With all this time spent working remotely, it’s not unusual for me to pop an edible around five and wait for it to kick in around the end of the workday. But I forgot to have lunch today and my boss just texted me with something urgent and…can somebody help me? I’m devastatingly high and she’s asking for something involving an Excel sheet.
Does anybody know how to read a pivot table if you’ve low-key forgotten your name and who you are?
Anyway, this work/life balance thing can always be a challenge when you thought you were taking 5mg but you accidentally took 50mg and your boss is texting you again like “????” and you’re frozen in place, unable to respond, and not sure if any of these texts are actually real. Could someone stop by and translate these for me, or tell me if these are a figment of my imagination??
Also, if anyone could let me know if I’m actually in the process of dying or if that’s just a weed thing, please let me know immediately.
If anyone could just give me a little career advice here, I’m wondering if maybe I should just like…tell her? Like, would she understand? We’ve all had a tough year and I’m sure I’m not the only one who has accidentally taken a heroic dose at five on a Monday and is now convinced she is floating in the fog of oblivion for what seems like an eternity.
By the way, does anyone know how to turn off the Slack notifications going off in my head? I am melting.
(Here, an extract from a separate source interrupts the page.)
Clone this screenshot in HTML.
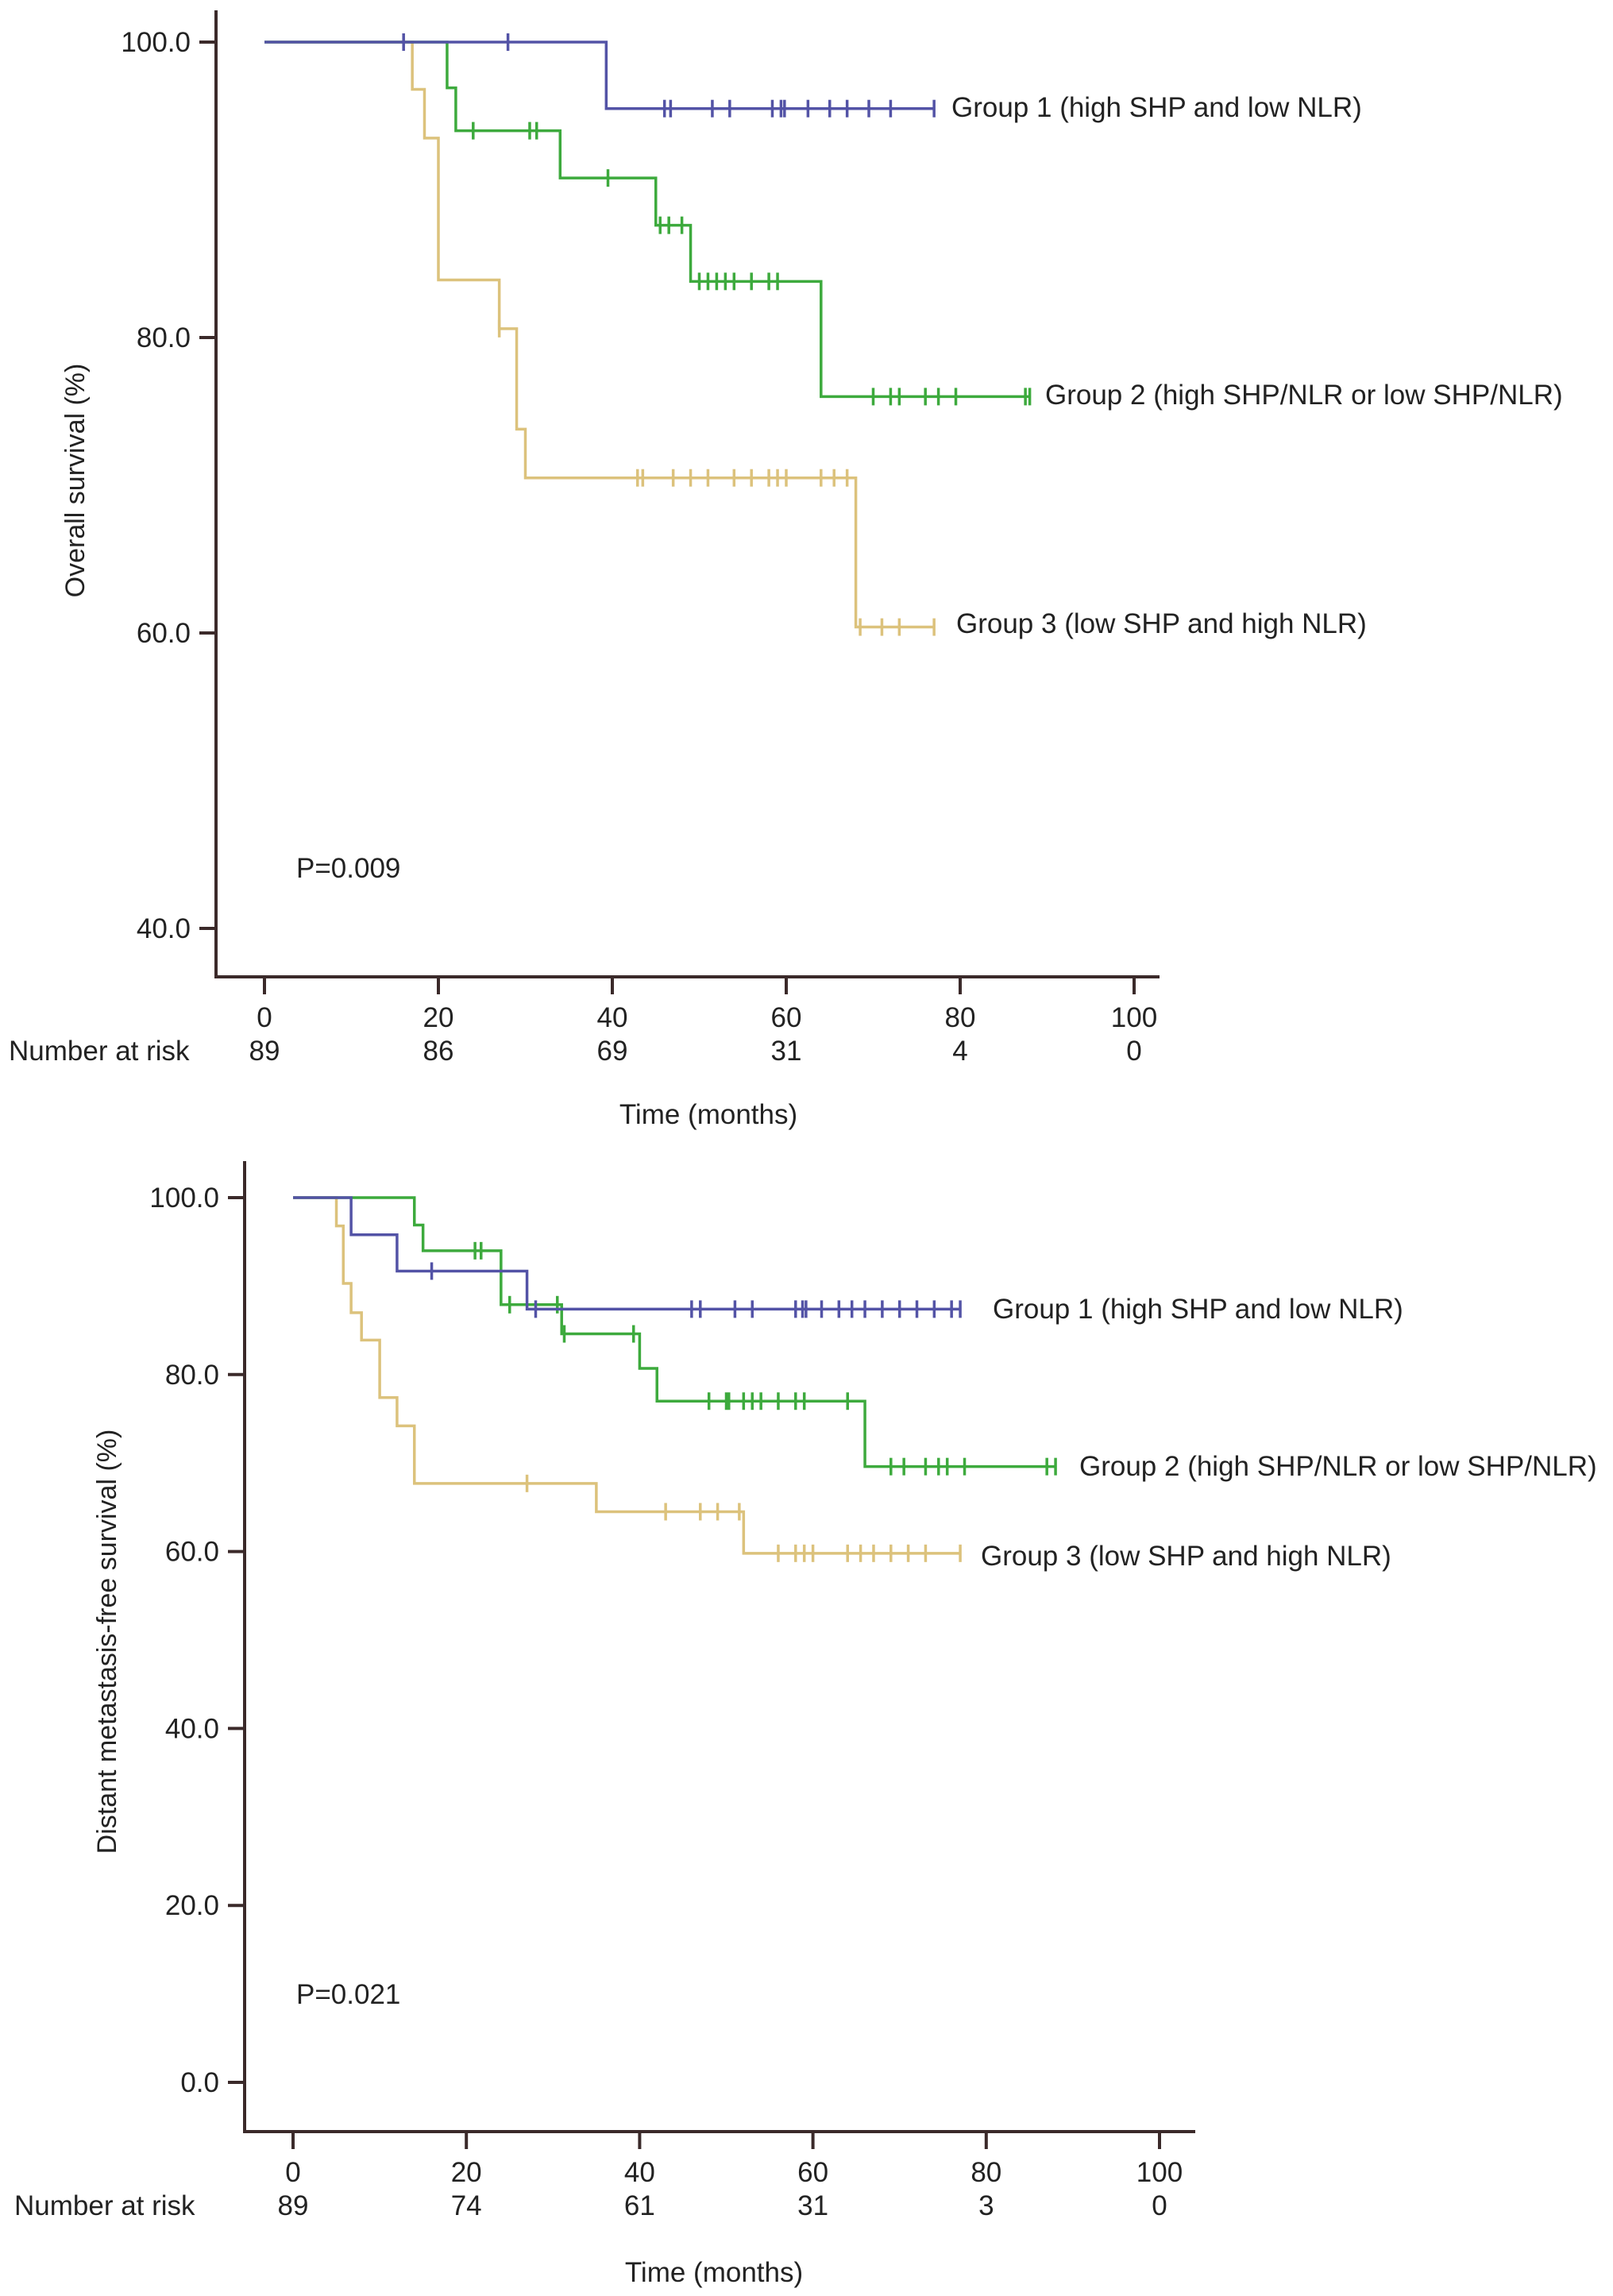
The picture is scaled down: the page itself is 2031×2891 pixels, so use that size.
<!DOCTYPE html>
<html><head><meta charset="utf-8"><style>
html,body{margin:0;padding:0;background:#fff;}
svg{display:block;font-family:"Liberation Sans",Arial,sans-serif;}
</style></head><body>
<svg id="fig" width="2031" height="2891" viewBox="0 0 2031 2891" xmlns="http://www.w3.org/2000/svg"></svg>
<script>
// ===== Chart A: Overall survival =====
const osXTicks = [0,20,40,60,80,100];
const osYTicks = [40,60,80,100];
const osAtRisk = ["89","86","69","31","4","0"];
const osG1Drops = [39.3];
const osG1Levels = [95.5];
const osG1End = 77;
const osG1Cens = [16,28,46,46.7,51.5,53.5,58.4,59.4,59.8,62.5,65,67,69.5,72,77];
const osG2Drops = [21,22,34,45,49,64];
const osG2Levels = [96.9,94,90.8,87.6,83.8,76];
const osG2End = 88;
const osG2Cens = [24,30.5,31.3,39.5,45.5,46.5,48,50,51,52,53,54,56,58,59,70,72,73,76,77.5,79.5,87.5,88];
const osG3Drops = [17,18.4,20,27,29,30,68];
const osG3Levels = [96.8,93.5,83.9,80.6,73.8,70.5,60.4];
const osG3End = 77;
const osG3Cens = [27,42.9,43.5,47,49,51,54,56,58,59,60,64,65.5,67,68.5,71,73,77];

// ===== Chart B: Distant metastasis-free survival =====
const dmXTicks = [0,20,40,60,80,100];
const dmYTicks = [0,20,40,60,80,100];
const dmAtRisk = ["89","74","61","31","3","0"];
const dmG1Drops = [6.7,12,27];
const dmG1Levels = [95.8,91.7,87.4];
const dmG1End = 77;
const dmG1Cens = [16,28,46,47,51,53,58,58.8,59.2,61,63,64.5,66,68,70,72,74,76,77];
const dmG2Drops = [14,15,24,31,40,42,66];
const dmG2Levels = [96.9,94,87.9,84.6,80.7,77,69.6];
const dmG2End = 88;
const dmG2Cens = [21,21.7,25,30.5,31.3,39.3,48,50,50.3,52,53,54,56,58,59,64,69,70.5,73,74.5,75.5,77.5,87,88];
const dmG3Drops = [5,5.8,6.7,7.9,10,12,14,35,52];
const dmG3Levels = [96.8,90.3,87,83.9,77.4,74.2,67.7,64.5,59.8];
const dmG3End = 77;
const dmG3Cens = [27,43,47,49,51.5,56,58,59,60,64,65.5,67,69,71,73,77];

const NS = "http://www.w3.org/2000/svg";
const svg = document.getElementById('fig');
const COLORS = {g1:"#5353a6", g2:"#3daa3d", g3:"#dcc27c", axis:"#3b2a2a"};
const FS = 35;

function mk(tag, attrs, parent){
  const e = document.createElementNS(NS, tag);
  for (const k in attrs) e.setAttribute(k, attrs[k]);
  (parent||svg).appendChild(e);
  return e;
}

function drawChart(c){
  const g = mk('g', {});
  
  
  const X = t => c.x0 + (t - 0) * (c.x100 - c.x0) / 100;
  const Y = v => c.yTop + (c.yMax - v) * (c.yBot - c.yTop) / (c.yMax - c.yMin);

  const ya = mk('line', {x1:c.axX, y1:c.axTop, x2:c.axX, y2:c.axY+2, stroke:COLORS.axis, 'stroke-width':4}, g);
  
  
  const xa = mk('line', {x1:c.axX-2, y1:c.axY, x2:c.axRight, y2:c.axY, stroke:COLORS.axis, 'stroke-width':4}, g);
  
  

  c.yTicks.forEach(v => {
    const tk = mk('line', {x1:c.axX-21, y1:Y(v), x2:c.axX, y2:Y(v), stroke:COLORS.axis, 'stroke-width':4}, g);
    
    
    const tl = mk('text', {x:c.axX-32, y:Y(v)+12, 'text-anchor':'end', 'font-size':FS, fill:'#222'}, g);
    
    
    tl.textContent = v.toFixed(1);
  });
  c.xTicks.forEach((t, i) => {
    const tk = mk('line', {x1:X(t), y1:c.axY, x2:X(t), y2:c.axY+22, stroke:COLORS.axis, 'stroke-width':4}, g);
    
    
    const tl = mk('text', {x:X(t), y:c.axY+63, 'text-anchor':'middle', 'font-size':FS, fill:'#222'}, g);
    
    
    tl.textContent = String(t);
    const ar = mk('text', {x:X(t), y:c.axY+105, 'text-anchor':'middle', 'font-size':FS, fill:'#222'}, g);
    
    
    ar.textContent = c.atRisk[i];
  });
  const nar = mk('text', {x:c.narX, y:c.axY+105, 'font-size':FS, fill:'#222'}, g);
  
  
  nar.textContent = 'Number at risk';
  const xt = mk('text', {x:c.xTitleX, y:c.xTitleY, 'text-anchor':'middle', 'font-size':FS, fill:'#222'}, g);
  
  
  xt.textContent = 'Time (months)';
  const yt = mk('text', {x:0, y:0, 'text-anchor':'middle', 'font-size':34, fill:'#222', transform:`translate(${c.yTitleX},${c.yTitleY}) rotate(-90)`}, g);
  
  
  yt.textContent = c.yTitle;
  const pv = mk('text', {x:c.pX, y:c.pY, 'font-size':FS, fill:'#222'}, g);
  
  
  pv.textContent = c.pText;

  c.series.forEach(s => {
    const sg = mk('g', {}, g);
    
    
    let d = `M${X(0)},${Y(100)}`;
    s.drops.forEach((t, i) => {
      d += ` H${X(t)} V${Y(s.levels[i])}`;
    });
    d += ` H${X(s.end)}`;
    const p = mk('path', {d:d, fill:'none', stroke:s.color, 'stroke-width':3.5}, sg);
    
    
    s.cens.forEach(t => {
      let v = 100;
      s.drops.forEach((dt, i) => { if (t >= dt) v = s.levels[i]; });
      const m = mk('line', {x1:X(t), y1:Y(v)-11, x2:X(t), y2:Y(v)+11, stroke:s.color, 'stroke-width':3.5}, sg);
      
      
    });
    const lb = mk('text', {x:s.lx, y:s.ly, 'font-size':FS, fill:'#222'}, sg);
    
    
    lb.textContent = s.label;
  });
}

drawChart({
  name:'overall-survival-chart',
  x0:333, x100:1428, yTop:53, yBot:1169, yMax:100, yMin:40,
  axX:272, axTop:13, axY:1230, axRight:1460,
  xTicks:osXTicks, yTicks:osYTicks, atRisk:osAtRisk, narX:11,
  xTitleX:892, xTitleY:1415, yTitleX:106, yTitleY:605, yTitle:'Overall survival (%)',
  pX:373, pY:1105, pText:'P=0.009',
  series:[
    {name:'group-3', color:COLORS.g3, drops:osG3Drops, levels:osG3Levels, end:osG3End, cens:osG3Cens, label:'Group 3 (low SHP and high NLR)', lx:1204, ly:797},
    {name:'group-2', color:COLORS.g2, drops:osG2Drops, levels:osG2Levels, end:osG2End, cens:osG2Cens, label:'Group 2 (high SHP/NLR or low SHP/NLR)', lx:1316, ly:509},
    {name:'group-1', color:COLORS.g1, drops:osG1Drops, levels:osG1Levels, end:osG1End, cens:osG1Cens, label:'Group 1 (high SHP and low NLR)', lx:1198, ly:147}
  ]
});

drawChart({
  name:'metastasis-free-survival-chart',
  x0:369, x100:1460, yTop:1508, yBot:2622, yMax:100, yMin:0,
  axX:308, axTop:1462, axY:2684, axRight:1505,
  xTicks:dmXTicks, yTicks:dmYTicks, atRisk:dmAtRisk, narX:18,
  xTitleX:899, xTitleY:2873, yTitleX:146, yTitleY:2067, yTitle:'Distant metastasis-free survival (%)',
  pX:373, pY:2523, pText:'P=0.021',
  series:[
    {name:'group-3', color:COLORS.g3, drops:dmG3Drops, levels:dmG3Levels, end:dmG3End, cens:dmG3Cens, label:'Group 3 (low SHP and high NLR)', lx:1235, ly:1971},
    {name:'group-2', color:COLORS.g2, drops:dmG2Drops, levels:dmG2Levels, end:dmG2End, cens:dmG2Cens, label:'Group 2 (high SHP/NLR or low SHP/NLR)', lx:1359, ly:1858},
    {name:'group-1', color:COLORS.g1, drops:dmG1Drops, levels:dmG1Levels, end:dmG1End, cens:dmG1Cens, label:'Group 1 (high SHP and low NLR)', lx:1250, ly:1660}
  ]
});
</script>
</body></html>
So, no pressure or anything, but if anyone can help me out of this before I spend the rest of eternity in this hellscape of my own creation, let me know! And that if you really think about it, we’re all kind of living and dead all at once if time is flat and it’s just our perception that’s limited, but then again, I need an entire pizza or I will die.
Also, tell my boss I’m sorry I’m late for work tomorrow!